- [STATED PROBLEM]
Leave out the images; return the rest of the data exactly.
==================================================
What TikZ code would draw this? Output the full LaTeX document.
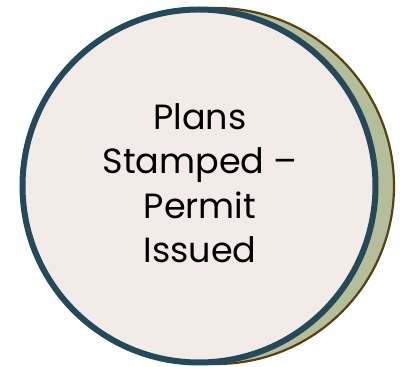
\documentclass[tikz,border=0pt]{standalone}
\usepackage{fontspec}
\setmainfont{Poppins}
\definecolor{ringteal}{HTML}{24495A}
\definecolor{backgreen}{HTML}{B4BE9A}
\definecolor{backbrown}{HTML}{5A3F10}
\definecolor{frontfill}{HTML}{F2EBE8}
\tikzset{
  backdisc/.style={circle, draw=backbrown, line width=2.2pt, fill=backgreen, minimum size=356pt, inner sep=0pt},
  frontdisc/.style={circle, draw=ringteal, line width=6pt, fill=frontfill, minimum size=353pt, inner sep=0pt},
  label/.style={align=center, font=\fontsize{35pt}{44.5pt}\selectfont, text=black}
}
\begin{document}
\begin{tikzpicture}[x=1pt,y=1pt]
\useasboundingbox (0,0) rectangle (408,367);
\begin{scope}
\clip (0,0) rectangle (408,367);
\node[backdisc] (back) at (216,181) {};
\node[frontdisc] (front) at (199,181) {};
\node[label] (txt) at (200,184) {Plans\\Stamped –\\Permit\\Issued};
\end{scope}
\end{tikzpicture}
\end{document}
==================================================
- [TASK OUTPUT]
What TikZ code would draw this? Output the full LaTeX document.
\documentclass[tikz,border=0pt]{standalone}
\usepackage{fontspec}
\setmainfont{Poppins}
\definecolor{ringteal}{HTML}{24495A}
\definecolor{backgreen}{HTML}{B4BE9A}
\definecolor{backbrown}{HTML}{5A3F10}
\definecolor{frontfill}{HTML}{F2EBE8}
\tikzset{
  backdisc/.style={circle, draw=backbrown, line width=2.2pt, fill=backgreen, minimum size=356pt, inner sep=0pt},
  frontdisc/.style={circle, draw=ringteal, line width=6pt, fill=frontfill, minimum size=353pt, inner sep=0pt},
  label/.style={align=center, font=\fontsize{35pt}{44.5pt}\selectfont, text=black}
}
\begin{document}
\begin{tikzpicture}[x=1pt,y=1pt]
\useasboundingbox (0,0) rectangle (408,367);
\begin{scope}
\clip (0,0) rectangle (408,367);
\node[backdisc] (back) at (216,181) {};
\node[frontdisc] (front) at (199,181) {};
\node[label] (txt) at (200,184) {Plans\\Stamped –\\Permit\\Issued};
\end{scope}
\end{tikzpicture}
\end{document}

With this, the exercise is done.